Directions for this task:
Take the lines from the head of the listing through the one bearing "1.486, 1.500, 1.443, 1.443, 1.457, 1.471]" and copy them exactly, leaving every picture out.

........

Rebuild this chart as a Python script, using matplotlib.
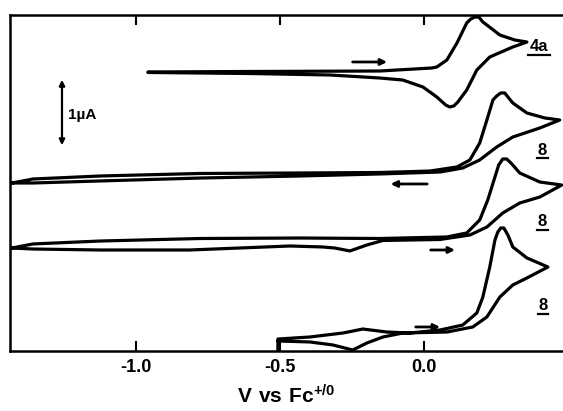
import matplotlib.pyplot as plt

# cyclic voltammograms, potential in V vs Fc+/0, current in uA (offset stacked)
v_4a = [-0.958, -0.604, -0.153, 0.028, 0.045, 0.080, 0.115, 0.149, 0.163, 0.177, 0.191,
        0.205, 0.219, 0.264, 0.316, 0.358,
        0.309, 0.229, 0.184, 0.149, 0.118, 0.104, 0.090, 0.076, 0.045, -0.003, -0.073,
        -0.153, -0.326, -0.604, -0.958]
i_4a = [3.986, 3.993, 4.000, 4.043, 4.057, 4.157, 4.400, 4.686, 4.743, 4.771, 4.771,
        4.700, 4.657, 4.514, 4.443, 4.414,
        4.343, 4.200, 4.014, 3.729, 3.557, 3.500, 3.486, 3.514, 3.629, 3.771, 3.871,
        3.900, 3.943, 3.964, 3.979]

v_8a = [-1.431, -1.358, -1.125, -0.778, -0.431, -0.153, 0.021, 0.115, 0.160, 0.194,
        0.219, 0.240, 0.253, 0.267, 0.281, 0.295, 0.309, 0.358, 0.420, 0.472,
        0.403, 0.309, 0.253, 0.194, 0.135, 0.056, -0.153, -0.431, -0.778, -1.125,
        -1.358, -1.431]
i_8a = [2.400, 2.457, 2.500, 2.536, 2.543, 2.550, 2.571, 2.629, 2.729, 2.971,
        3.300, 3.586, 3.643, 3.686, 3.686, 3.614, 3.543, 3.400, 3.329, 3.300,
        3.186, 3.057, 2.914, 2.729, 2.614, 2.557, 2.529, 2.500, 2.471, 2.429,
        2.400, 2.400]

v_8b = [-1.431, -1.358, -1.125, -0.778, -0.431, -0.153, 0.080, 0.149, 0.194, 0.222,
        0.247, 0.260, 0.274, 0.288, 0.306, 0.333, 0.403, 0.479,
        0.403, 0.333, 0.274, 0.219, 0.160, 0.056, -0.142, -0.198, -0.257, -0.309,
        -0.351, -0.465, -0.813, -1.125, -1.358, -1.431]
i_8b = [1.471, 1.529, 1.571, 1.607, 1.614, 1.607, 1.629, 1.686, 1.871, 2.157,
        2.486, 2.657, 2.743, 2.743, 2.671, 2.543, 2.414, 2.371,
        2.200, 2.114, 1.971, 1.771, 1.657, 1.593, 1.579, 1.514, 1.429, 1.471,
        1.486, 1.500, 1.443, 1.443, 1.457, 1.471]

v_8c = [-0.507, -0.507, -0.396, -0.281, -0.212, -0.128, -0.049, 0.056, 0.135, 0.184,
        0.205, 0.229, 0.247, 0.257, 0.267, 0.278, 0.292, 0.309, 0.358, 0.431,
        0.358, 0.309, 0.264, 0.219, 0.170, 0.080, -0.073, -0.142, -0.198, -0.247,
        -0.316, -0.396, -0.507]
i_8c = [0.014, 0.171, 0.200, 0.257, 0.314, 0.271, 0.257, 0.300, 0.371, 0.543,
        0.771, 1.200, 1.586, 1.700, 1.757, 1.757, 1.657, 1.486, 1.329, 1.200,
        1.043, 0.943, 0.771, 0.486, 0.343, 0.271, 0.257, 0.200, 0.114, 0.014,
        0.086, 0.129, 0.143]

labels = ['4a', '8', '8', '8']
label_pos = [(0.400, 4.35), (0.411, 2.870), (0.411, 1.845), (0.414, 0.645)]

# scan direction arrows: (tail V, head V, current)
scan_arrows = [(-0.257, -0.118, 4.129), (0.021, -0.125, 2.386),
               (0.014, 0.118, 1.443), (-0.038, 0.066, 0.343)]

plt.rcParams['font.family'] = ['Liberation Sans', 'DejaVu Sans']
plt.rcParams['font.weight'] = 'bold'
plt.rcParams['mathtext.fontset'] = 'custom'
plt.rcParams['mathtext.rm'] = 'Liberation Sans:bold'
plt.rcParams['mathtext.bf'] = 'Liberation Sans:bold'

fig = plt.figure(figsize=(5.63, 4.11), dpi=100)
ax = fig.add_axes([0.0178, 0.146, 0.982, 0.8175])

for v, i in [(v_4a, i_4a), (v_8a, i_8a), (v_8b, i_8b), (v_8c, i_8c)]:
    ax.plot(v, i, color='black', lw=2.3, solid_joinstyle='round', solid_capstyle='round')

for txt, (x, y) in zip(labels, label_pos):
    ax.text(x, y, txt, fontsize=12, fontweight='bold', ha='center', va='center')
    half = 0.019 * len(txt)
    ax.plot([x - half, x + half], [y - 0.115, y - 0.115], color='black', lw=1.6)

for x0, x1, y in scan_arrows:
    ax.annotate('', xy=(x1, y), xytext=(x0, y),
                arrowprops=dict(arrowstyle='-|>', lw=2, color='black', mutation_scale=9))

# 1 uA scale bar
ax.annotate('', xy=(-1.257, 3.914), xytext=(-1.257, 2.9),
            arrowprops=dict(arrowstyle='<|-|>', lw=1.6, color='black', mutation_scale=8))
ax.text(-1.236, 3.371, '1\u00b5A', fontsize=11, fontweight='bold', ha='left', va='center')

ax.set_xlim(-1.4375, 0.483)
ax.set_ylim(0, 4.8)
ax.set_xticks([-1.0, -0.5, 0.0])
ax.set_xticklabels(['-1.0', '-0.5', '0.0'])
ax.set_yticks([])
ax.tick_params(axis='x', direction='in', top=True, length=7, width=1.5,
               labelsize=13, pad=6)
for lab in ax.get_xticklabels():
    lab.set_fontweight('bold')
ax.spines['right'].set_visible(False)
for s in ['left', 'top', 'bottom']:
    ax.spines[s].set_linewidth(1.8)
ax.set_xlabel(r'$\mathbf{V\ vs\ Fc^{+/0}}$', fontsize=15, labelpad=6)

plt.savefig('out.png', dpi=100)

........

Task solution:
Rebuild this chart as a Python script, using matplotlib.
import matplotlib.pyplot as plt

# cyclic voltammograms, potential in V vs Fc+/0, current in uA (offset stacked)
v_4a = [-0.958, -0.604, -0.153, 0.028, 0.045, 0.080, 0.115, 0.149, 0.163, 0.177, 0.191,
        0.205, 0.219, 0.264, 0.316, 0.358,
        0.309, 0.229, 0.184, 0.149, 0.118, 0.104, 0.090, 0.076, 0.045, -0.003, -0.073,
        -0.153, -0.326, -0.604, -0.958]
i_4a = [3.986, 3.993, 4.000, 4.043, 4.057, 4.157, 4.400, 4.686, 4.743, 4.771, 4.771,
        4.700, 4.657, 4.514, 4.443, 4.414,
        4.343, 4.200, 4.014, 3.729, 3.557, 3.500, 3.486, 3.514, 3.629, 3.771, 3.871,
        3.900, 3.943, 3.964, 3.979]

v_8a = [-1.431, -1.358, -1.125, -0.778, -0.431, -0.153, 0.021, 0.115, 0.160, 0.194,
        0.219, 0.240, 0.253, 0.267, 0.281, 0.295, 0.309, 0.358, 0.420, 0.472,
        0.403, 0.309, 0.253, 0.194, 0.135, 0.056, -0.153, -0.431, -0.778, -1.125,
        -1.358, -1.431]
i_8a = [2.400, 2.457, 2.500, 2.536, 2.543, 2.550, 2.571, 2.629, 2.729, 2.971,
        3.300, 3.586, 3.643, 3.686, 3.686, 3.614, 3.543, 3.400, 3.329, 3.300,
        3.186, 3.057, 2.914, 2.729, 2.614, 2.557, 2.529, 2.500, 2.471, 2.429,
        2.400, 2.400]

v_8b = [-1.431, -1.358, -1.125, -0.778, -0.431, -0.153, 0.080, 0.149, 0.194, 0.222,
        0.247, 0.260, 0.274, 0.288, 0.306, 0.333, 0.403, 0.479,
        0.403, 0.333, 0.274, 0.219, 0.160, 0.056, -0.142, -0.198, -0.257, -0.309,
        -0.351, -0.465, -0.813, -1.125, -1.358, -1.431]
i_8b = [1.471, 1.529, 1.571, 1.607, 1.614, 1.607, 1.629, 1.686, 1.871, 2.157,
        2.486, 2.657, 2.743, 2.743, 2.671, 2.543, 2.414, 2.371,
        2.200, 2.114, 1.971, 1.771, 1.657, 1.593, 1.579, 1.514, 1.429, 1.471,
        1.486, 1.500, 1.443, 1.443, 1.457, 1.471]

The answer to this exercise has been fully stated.